Gold bars About the author: Caterina Spinaris Tudor, Ph.D., is the founding Director of Desert Waters Correctional Outreach (DWCO) and a Licensed Professional Counselor in the State of Colorado. The mission of DWCO (www.desertwaters.com) is to increase the occupational, personal and family well-being of staff of all disciplines within the corrections profession.

Solid trust among corrections workers is an endangered species, infrequently witnessed and easily threatened with extinction. That is why earning and keeping coworkers’ trust is a major accomplishment and a priceless asset in corrections.

Surrounded by offenders, a population not known for honesty and integrity, staff end up leaning toward mistrust, the negative expectation that others may lie, manipulate, fake and exploit them any chance they get.

Often, after a formerly respected employee has been walked to the gate (or worse), I’ve heard staff lament that they never know who among their coworkers is “clean” or “dirty.” That does not inspire trust.

So, you might argue, why bother with trust?
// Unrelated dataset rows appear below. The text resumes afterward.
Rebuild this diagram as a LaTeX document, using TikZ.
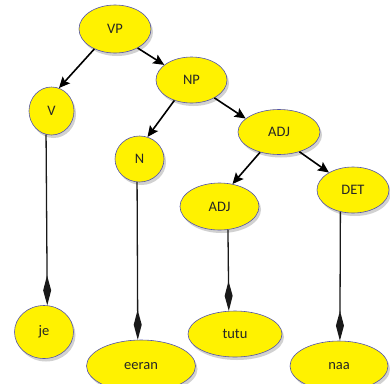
\documentclass[tikz,border=0pt]{standalone}
\usepackage{fontspec}
\setmainfont{Carlito}
\usetikzlibrary{shapes,arrows.meta,shadows}
\usetikzlibrary{positioning}

\begin{document}
\begin{tikzpicture}[x=1pt,y=-1pt,
	tnode/.style={ellipse, draw=blue!35!gray, line width=0.6pt, fill=yellow, inner sep=0pt,
		font=\fontsize{14.5}{16}\selectfont, text=black!85,
		drop shadow={shadow xshift=2pt, shadow yshift=-3pt, opacity=0.3, fill=black!60}},
	branch/.style={line width=1.6pt, -{Stealth[length=11pt,width=10pt,inset=2pt]}},
	leaf/.style={line width=1.3pt, black!90, -{Diamond[length=30pt,width=8pt]}}]
	
	\useasboundingbox (0,0) rectangle (390,383);
	
	\node[tnode, minimum width=72pt, minimum height=48pt] (vp) at (115,29) {VP};
	\node[tnode, minimum width=45pt, minimum height=48pt] (v) at (51.5,111) {V};
	\node[tnode, minimum width=71pt, minimum height=46pt] (np) at (191.5,80) {NP};
	\node[tnode, minimum width=49pt, minimum height=46pt] (n) at (139.5,159) {N};
	\node[tnode, minimum width=82pt, minimum height=45pt] (adj) at (279,132) {ADJ};
	\node[tnode, minimum width=79pt, minimum height=47pt] (adj2) at (219.5,206.5) {ADJ};
	\node[tnode, minimum width=72pt, minimum height=46pt] (det) at (353,190) {DET};
	
	\node[tnode, minimum width=59pt, minimum height=53pt] (je) at (44,332) {je};
	\node[tnode, minimum width=109pt, minimum height=52pt] (eeran) at (141,366) {eeran};
	\node[tnode, minimum width=94pt, minimum height=46pt] (tutu) at (235,334) {tutu};
	\node[tnode, minimum width=98pt, minimum height=50pt] (naa) at (339,366) {naa};
	
	% tree branches
	\draw[branch] (vp.224) -- (v.72);
	\draw[branch] (vp.320) -- (np.151);
	\draw[branch] (np.230) -- (n.70);
	\draw[branch] (np.322) -- (adj.158);
	\draw[branch] (adj.227) -- (adj2.60);
	\draw[branch] (adj.316) -- (det.144);
	
	% words
	\draw[leaf] (v.257) -- (je.83);
	\draw[leaf] (n.264) -- (eeran.97);
	\draw[leaf] (adj2.290) -- (tutu.105);
	\draw[leaf] (det.240) -- (naa.88);
	
\end{tikzpicture}
\end{document}
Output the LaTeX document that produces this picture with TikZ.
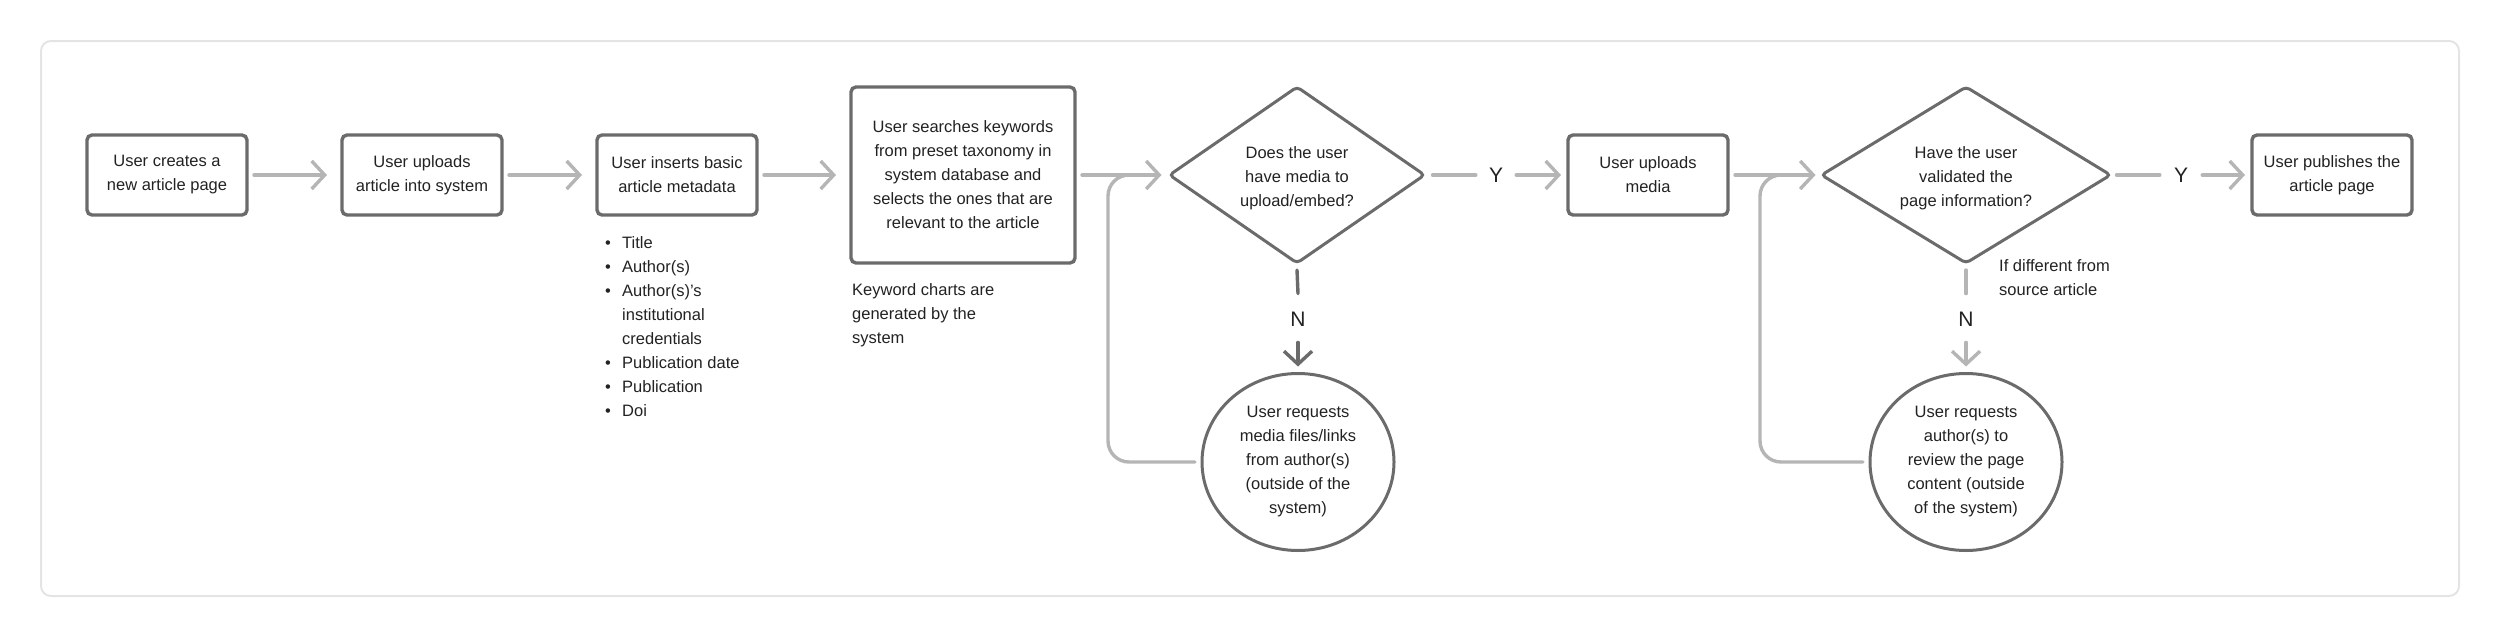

Why not stay holed up in our “mistrust bunker,” minding our own business and keeping everyone, including coworkers, at arm’s length? Doing that, you reason, could save staff much disappointment and heartache.

Yes and no. Caution is a good thing. A prejudice that no one is worthy of our trust or that trust is pointless are not. In fact, no correctional employee could show up to work without some degree of trust that coworkers would run to their aid if things went south.

Trusting one another acts both as relational glue and relational lubricant. Trust keeps people collaborating effectively. It helps us persevere and negotiate through difficulties and work through disagreements. Considering someone to be trustworthy motivates us to go the extra mile to help them. Trustworthy behavior increases good will and harmony.

Trust has a calming influence on people. It is a natural de-stressor, as it communicates a gut-level sense of security. If I know I can trust you—that you will not try to ridicule, exploit or hurt me, but that instead you care about my well-being—I can be transparent with you and receptive toward your feedback or interventions. Trust helps us lower our masks, be more honest and open, own our missteps, and receive correction. Trust is the basis for transactions, spoken and unspoken agreements, partnerships and alliances.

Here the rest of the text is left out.